The biggest problem I felt in Charleston (last time we did this whole renovating thing - in a 1000 sqft ranch house with a baby from 4 months till she was 16 months) was that the dust just got absolutely everywhere, on everything.  Tracked everywhere.  And nothing was ever clean.  And I'm a rather neatfreak.  I actually can't point to a single furniture piece that we brought out of that house.  Okay, the glass TV stand, the desk that Lil C uses, and our expensive foam mattress that I refused to wait until post-renovation to buy.  That's it, though.  The couch was trashed, the kitchen table was trashed, and a lot of our furniture was "college-grade" anyway. We sold most of it on Craigslist before we moved.  So I pretty much got depressed and never wanted to be home and shrugged off the whole mess as "Hubs' problem".  Which helped our marriage IMMENSELY, as I'm sure you can imagine.  *smirk*

But not having any furniture, and moving into an apartment, and finally getting out of that horrible house that we both had awful memories of (despite it's beautiful finish), I went WAY overboard and spent money on beautiful furniture that immediately filled up our tiny new living space (960 sqft).  And Hubs shrugged, figuring he'd made a horrible mistake in our marriage and if I had decided that a maintenance-free apartment and some furniture would make me happy, so be it.  And then he left for seven months on a deployment and left me with my big beautiful furniture and my spotless apartment and our two year old daughter.  And when he got back, we were both ready to get over all the past mistakes and just move forward in our life together, to make a fresh start when we moved from CT to NH.

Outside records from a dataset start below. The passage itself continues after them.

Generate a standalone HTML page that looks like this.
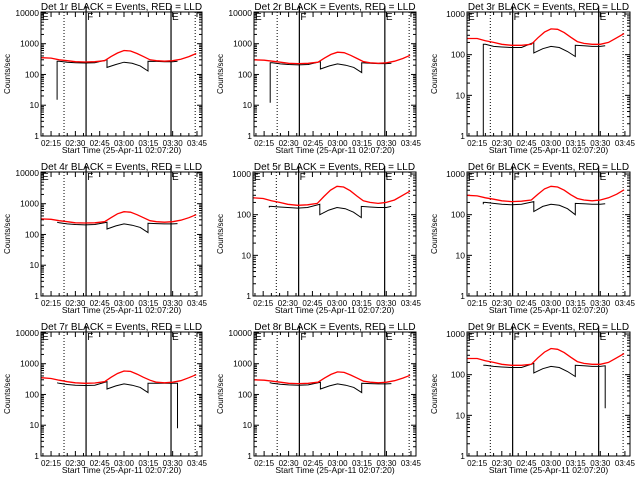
<!DOCTYPE html>
<html><head><meta charset="utf-8"><style>
html,body{margin:0;padding:0;background:#fff;width:640px;height:480px;overflow:hidden}
svg{display:block}
text{font-family:"Liberation Sans",sans-serif;fill:#000}
</style></head><body>
<svg id="chart" width="640" height="480"></svg>
<script>
const panelNames = ["1r","2r","3r","4r","5r","6r","7r","8r","9r"];
const redTimes = [8.8,15,20,25,30,36,42,48,52,56,60,64,68,72,76,80,85,90,95,100,104.5];
const blackTimes = [18.7,18.7,20,25,30,36,42,49.5,49.5,55,60,65,70,74.8,74.8,80,85,90,93];
const redValues = [
 [350,340,300,280,260,255,260,280,380,500,600,580,480,380,300,280,270,280,310,380,480],
 [300,290,270,250,230,225,230,250,340,450,530,510,420,330,260,240,230,240,270,330,420],
 [250,250,220,200,180,170,170,180,260,360,430,420,350,270,210,190,180,180,200,260,330],
 [320,310,280,260,240,235,240,260,350,470,550,530,440,350,280,260,250,260,290,350,440],
 [260,250,220,200,180,170,175,190,280,400,500,480,390,290,220,200,190,200,230,300,380],
 [300,290,260,240,220,210,215,230,320,430,500,480,400,310,250,230,220,230,260,320,410],
 [350,330,290,260,240,230,235,260,360,480,580,560,460,360,290,250,240,250,280,350,440],
 [300,290,270,250,230,225,230,250,340,450,540,520,430,340,270,250,240,250,280,340,420],
 [250,250,220,200,180,170,170,180,260,360,440,420,350,270,210,190,180,180,200,260,330]
];
const blackValues = [
 [15,270,270,250,240,235,240,300,170,210,250,230,190,130,270,265,260,260,270],
 [12,240,240,220,210,205,210,260,150,190,220,200,170,115,240,230,225,225,230],
 [0.5,180,180,160,155,150,150,200,110,140,160,150,120,90,170,165,160,160,165],
 [250,250,240,220,210,205,210,250,150,190,220,200,170,115,230,225,220,220,225],
 [150,160,160,155,150,145,150,180,100,130,150,140,115,85,160,155,150,150,160],
 [180,200,200,190,180,175,180,210,120,160,180,170,140,100,190,185,180,180,185],
 [240,240,230,210,200,195,200,260,150,190,220,200,170,115,230,230,230,230,230],
 [230,240,230,215,205,200,205,250,150,190,220,200,170,115,230,225,220,220,225],
 [170,170,170,160,155,150,150,190,110,140,160,150,120,90,170,165,160,160,165]
];
const endDrop = [null,null,null,null,null,null,8,null,15];
const yMaxDecade = [4,4,3,4,3,3,4,4,3];
const tickTimes = [15,30,45,60,75,90,105];
const tickLabels = ["02:15","02:30","02:45","03:00","03:15","03:30","03:45"];
const dottedTimes = [23,103.9];
const solidTimes = [36.6,89];

const T0 = 8.8, T1 = 108.1;
const NS = "http://www.w3.org/2000/svg";
const svg = document.getElementById("chart");
function mk(tag, attrs, parent){const e=document.createElementNS(NS,tag);for(const k in attrs)e.setAttribute(k,attrs[k]);(parent||svg).appendChild(e);return e;}

for(let p=0;p<9;p++){
  const col=p%3,row=Math.floor(p/3);
  const ox=[0,213,427][col], oy=row*160;
  const dec=yMaxDecade[p];
  const L=ox+(dec===4?41:40), R=ox+[202,203,203][col], T=oy+12, B=oy+136;
  const topLog = dec===4?4.03:3.05;
  const xs=t=>L+(t-T0)/(T1-T0)*(R-L);
  const ys=v=>{const lv=Math.log10(Math.max(v,0.3));return B-(lv/topLog)*(B-T);};
  const g=mk("g",{});
  
  
  const title=mk("text",{x:(L+R)/2,y:oy+10,"font-size":"10","text-anchor":"middle"},g);
  title.textContent="Det "+panelNames[p]+" BLACK = Events, RED = LLD";
  
  
  const yl=mk("text",{x:0,y:0,"font-size":"8","text-anchor":"middle",transform:`translate(${ox+10},${(T+B)/2}) rotate(-90)`},g);
  yl.textContent="Counts/sec";
  
  
  const xl=mk("text",{x:(L+R)/2,y:oy+153,"font-size":"8.5","text-anchor":"middle"},g);
  xl.textContent="Start Time (25-Apr-11 02:07:20)";
  
  
  // y ticks
  for(let d=0;d<=dec;d++){
    const y=ys(Math.pow(10,d));
    mk("line",{x1:L,x2:L+5,y1:y,y2:y,stroke:"#000","stroke-width":1},g);
    mk("line",{x1:R,x2:R-5,y1:y,y2:y,stroke:"#000","stroke-width":1},g);
    const tl=mk("text",{x:L-2,y:y+3,"font-size":"8.5","text-anchor":"end"},g);
    tl.textContent=String(Math.pow(10,d));
    
    
    for(let m=2;m<=9;m++){
      const v=m*Math.pow(10,d); if(Math.log10(v)>topLog)break;
      const ym=ys(v);
      mk("line",{x1:L,x2:L+3,y1:ym,y2:ym,stroke:"#000","stroke-width":1},g);
      mk("line",{x1:R,x2:R-3,y1:ym,y2:ym,stroke:"#000","stroke-width":1},g);
    }
  }
  // x ticks
  tickTimes.forEach((t,i)=>{
    const x=xs(t);
    mk("line",{x1:x,x2:x,y1:B,y2:B-5,stroke:"#000"},g);
    mk("line",{x1:x,x2:x,y1:T,y2:T+5,stroke:"#000"},g);
    const tl=mk("text",{x:x,y:B+10,"font-size":"8","text-anchor":"middle"},g);
    tl.textContent=tickLabels[i];
    
    
    for(let k=1;k<3;k++){const xm=xs(t-5*k); if(xm>L){mk("line",{x1:xm,x2:xm,y1:B,y2:B-3,stroke:"#000"},g);mk("line",{x1:xm,x2:xm,y1:T,y2:T+3,stroke:"#000"},g);}}
  });
  // vertical markers
  dottedTimes.forEach(t=>{const x=xs(t);const l=mk("line",{x1:x,x2:x,y1:T,y2:B,stroke:"#000","stroke-dasharray":"1,2"},g);});
  solidTimes.forEach(t=>{const x=xs(t);const l=mk("line",{x1:x,x2:x,y1:T-6,y2:B,stroke:"#000","stroke-width":1.2},g);});
  [["E",L+1],["F",xs(solidTimes[0])+1],["E",xs(solidTimes[1])+1]].forEach(([s,x])=>{const t=mk("text",{x:x,y:T+8,"font-size":"10"},g);t.textContent=s;});
  // clip
  const cid="c"+p;
  const cp=mk("clipPath",{id:cid},g);mk("rect",{x:L,y:T,width:R-L,height:B-T},cp);
  // black series
  let pts=blackTimes.map((t,i)=>xs(t).toFixed(1)+","+ys(blackValues[p][i]).toFixed(1));
  if(endDrop[p]!==null){const x=xs(blackTimes[blackTimes.length-1]);pts.push(x.toFixed(1)+","+ys(endDrop[p]).toFixed(1));}
  const bl=mk("polyline",{points:pts.join(" "),fill:"none",stroke:"#000","stroke-width":1,"clip-path":`url(#${cid})`},g);
  
  
  const rl=mk("polyline",{points:redTimes.map((t,i)=>xs(t).toFixed(1)+","+ys(redValues[p][i]).toFixed(1)).join(" "),fill:"none",stroke:"#f00","stroke-width":1.3,"clip-path":`url(#${cid})`},g);
  
  
  const box=mk("rect",{x:L,y:T,width:R-L,height:B-T,fill:"none",stroke:"#000","stroke-width":1},g);
  
  
}
</script>
</body></html>
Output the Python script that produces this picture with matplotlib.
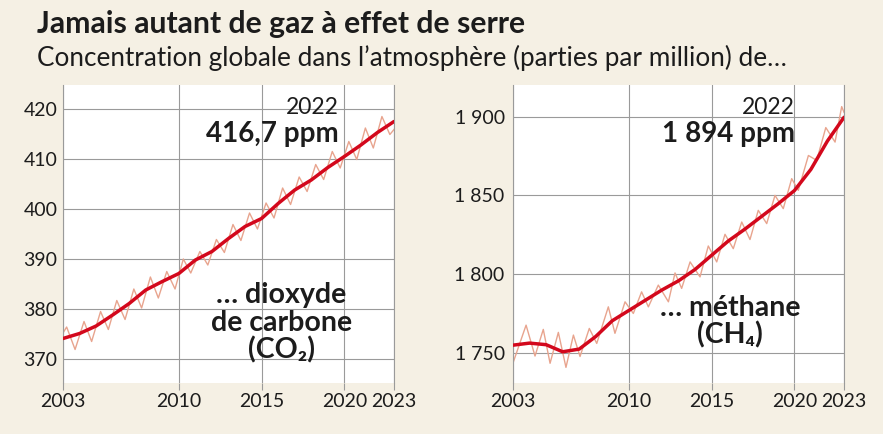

And when we moved here, even though it would be infinitely more difficult for him, and take seventeen thousand times longer, Hubs promised to take things one room/area at a time - starting with clearing out all of our belongings and ending with paint and trim on the walls, furniture moved back in, and EVERYTHING working properly.  One room at a time.  But Hubs now keeps gently bringing up that it would be easiest and fastest and safest and truly the least inconvenience on my daily life if we just took down ALL the exterior drywall at once, and I'm getting to be okay with the idea.  Except I've never seen him do anything but demolish a wall to rubble pieces.  And I watch drywall chunks fall to the ground and we step over them and around them and in them and we coat the soles of our shoes in drywall dust while we're clearing out the big chunks.  And we track it everywhere, cuz, I know I don't talk about her a whole lot, but we DO have a daughter, and she needs food, and juice, and the TV channel changed, and toys retrieved from high shelves, and kisses on her boo-boos, and just to plain be acknowledged once or twice during an 8-hour Saturday work marathon.  And once the dust is in the carpet (which is white, so you can't actually SEE the tracks), I'm afraid that my vacuum cleaner actually DOESN'T get it out.  Not that I really have any way to know.  And the carpet IS coming out eventually - yay for hardwood floors - but WHEN is "eventually", anyway?  This summer?  Next summer?

So Hubs took the time to explain methods to me - how he never HAS bothered to keep areas clean, but since I had already burst into tears about three times by this point, it IS possible, if I help him set up the "containment" areas.  And I told him I was willing to do that, if he was willing to actually help ME clean up at the end of each work session.

Because, while I had originally thought that perhaps looking at studs and joists and plywood floors would bother me to no end, I now realize that as long as those things are CLEAN, I don't think I will mind them.  Rather, what literally reduces me to tears at the very thought, is living with some old drywall and some studs and some new drywall, and the constant process of moving our belongings from room to room, and dust getting into E.V.E.R.Y.T.H.I.N.G.  So I have decided that as long as Hubs and I work really hard to keep the demolition dust down, and we actually DO remove most of the drywall things NOW, in one fell swoop, that I won't be nearly as bothered by the rest of the renovation process.  Until we get to mudding the new drywall - MORE DUST!!!  But at this point, it sounds like the time between demolition and mud-sanding is going to be over six months apart.  So we'll rip out the old drywall like a bandaid, then I'll move most everything back and resume a normal life around Hubs redoing the electrical, and the insulation, and screwing in the new drywall.  And then he'll be leaving us and taking a job somewhere else in the country, so he'll be pretty unavailable except holidays and long weekends to be doing the actual taping, mudding, and sanding (we're talking, like, summer-to-winter of 2012).

And while I won't be SUPER happy during that point, I won't be having nervous breakdowns from drywall dust, either.  Amen.